Section 44: Trustees who are acting with respect to any professional engagement shall avoid any influence, interest or relationship that impairs, or appears in the opinion of an informed person to impair, their professional judgement.

Section 49: Trustees shall not, directly or indirectly, pay to a third party a commission, compensation or other benefit in order to obtain a professional engagement or accept, directly or indirectly from a third party, a commission, compensation or other benefit for referring work relating to a professional engagement.

Section 50: Trustees shall not obtain, solicit or conduct any engagement that would discredit their profession or jeopardize the integrity of the bankruptcy and insolvency process.

Position

Based on monitoring and analysis, the Superintendent is of the view that the inclusion of discount clauses in consumer proposals represents a risk to the integrity of the administration of the insolvency process, and that discount clauses support outcomes for debtors and creditors that are inconsistent with what would be considered reasonable and fair when the objectives and purpose of the BIA are considered.

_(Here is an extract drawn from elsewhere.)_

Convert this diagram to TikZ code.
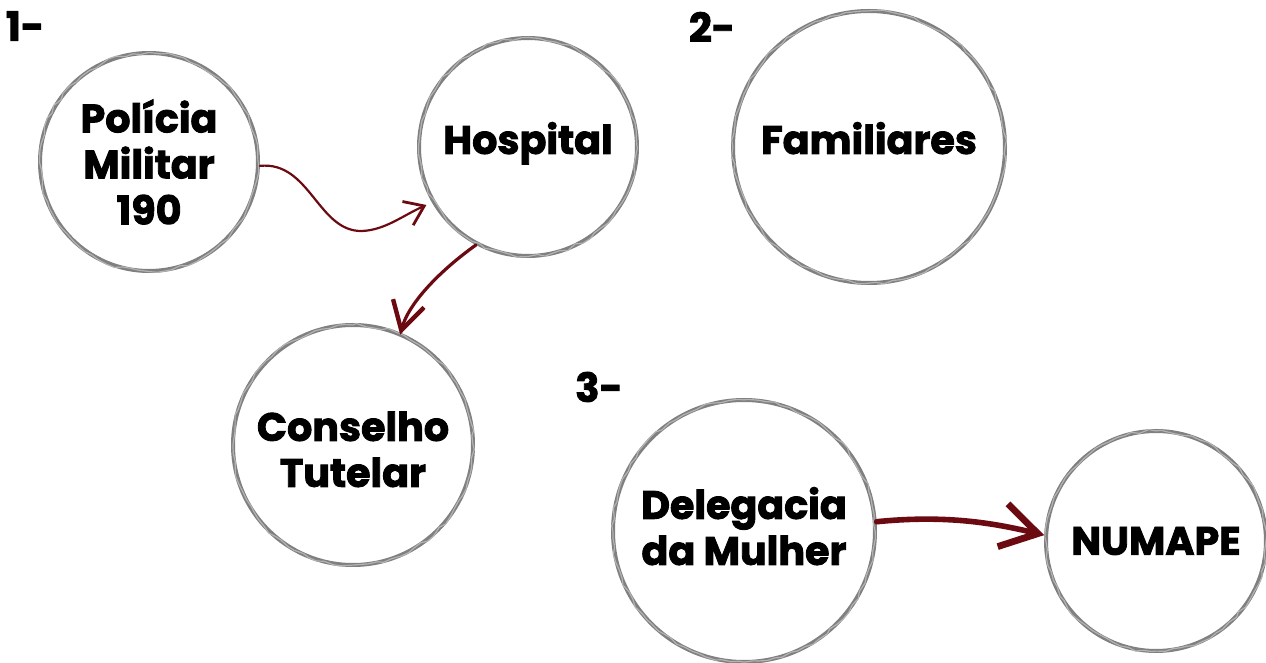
\documentclass[tikz,border=0pt]{standalone}
\usepackage{fontspec}
\setmainfont{Poppins}[BoldFeatures={FakeBold=2.2}]
\usepackage{tikz}
\usetikzlibrary{arrows.meta, decorations.pathmorphing, calc, positioning}

\definecolor{vinho}{HTML}{6B0A10}
\definecolor{giz}{HTML}{808080}

\tikzset{
  roda/.style={circle, draw=giz, line width=2pt, align=center,
    font=\fontsize{19.8pt}{23pt}\selectfont\bfseries, inner sep=0pt,
    postaction={draw=giz!60, line width=0.6pt, decorate,
      decoration={random steps, segment length=4pt, amplitude=0.8pt}}},
  passo/.style={font=\fontsize{20pt}{23pt}\selectfont\bfseries},
  seta/.style={draw=vinho, line cap=round}
}

\begin{document}
\begin{tikzpicture}[x=0.5pt, y=-0.5pt]
	\pgfmathsetseed{7}
	\useasboundingbox (0,0) rectangle (1266,663);

	% etapas
	\node[passo] (um) at (25,26) {1-};
	\node[passo] (dois) at (712,27) {2-};
	\node[passo] (tres) at (599,387) {3-};

	% rodas
	\node[roda, minimum size=109pt] (policia) at (149,162) {Polícia\\Militar\\190};
	\node[roda, minimum size=109pt] (hospital) at (528,147) {\raisebox{9pt}{Hospital}};
	\node[roda, minimum size=136pt] (familia) at (869,147) {\raisebox{9pt}{Familiares}};
	\node[roda, minimum size=120pt] (conselho) at (353,445) {\\[-4pt]Conselho\\Tutelar};
	\node[roda, minimum size=131pt] (delegacia) at (744,531) {Delegacia\\da Mulher\\[-18pt]};
	\node[roda, minimum size=110pt] (numape) at (1156,541) {NUMAPE};

	% setas
	\draw[seta, line width=1.1pt, -{Straight Barb[length=9pt, width=13pt, line width=1.4pt]}, shorten >=3pt]
		(policia.-2) .. controls ++(50,-5) and (318,232) .. (362,231)
		.. controls (385,230) and (402,216) .. (hospital.210);
	\draw[seta, line width=1.6pt, -{Straight Barb[length=14pt, width=16pt, line width=2.2pt]}, shorten >=-1pt]
		(hospital.242) .. controls ++(-35,25) and ++(8,-30) .. (conselho.67);
	\draw[seta, line width=2.8pt, -{Straight Barb[length=18pt, width=22pt, line width=3.4pt]}]
		(delegacia.4) .. controls ++(70,-7) and ++(-50,-12) .. (numape.177);
\end{tikzpicture}
\end{document}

Accordingly, in instances where the Superintendent identifies a discount clause (or similar inappropriate provision) in a proposal made on behalf of a consumer, the official receiver will direct the LIT to call a meeting of creditors, to be chaired by the official receiver. The meeting of creditors will provide the LIT with an opportunity to expand on their due diligence with regard to the debtor’s insolvent circumstances, and to address how the proposal, with the discount clause, is fair, reasonable, and achievable. The meeting will ensure that creditors are aware of and have the necessary information to make an informed decision on whether to accept, reject or request changes to the consumer proposal. After a creditors meeting, in instances where the official receiver is not satisfied that the consumer proposal is fair or reasonable, the official receiver may take additional actions to protect the integrity of the insolvency process.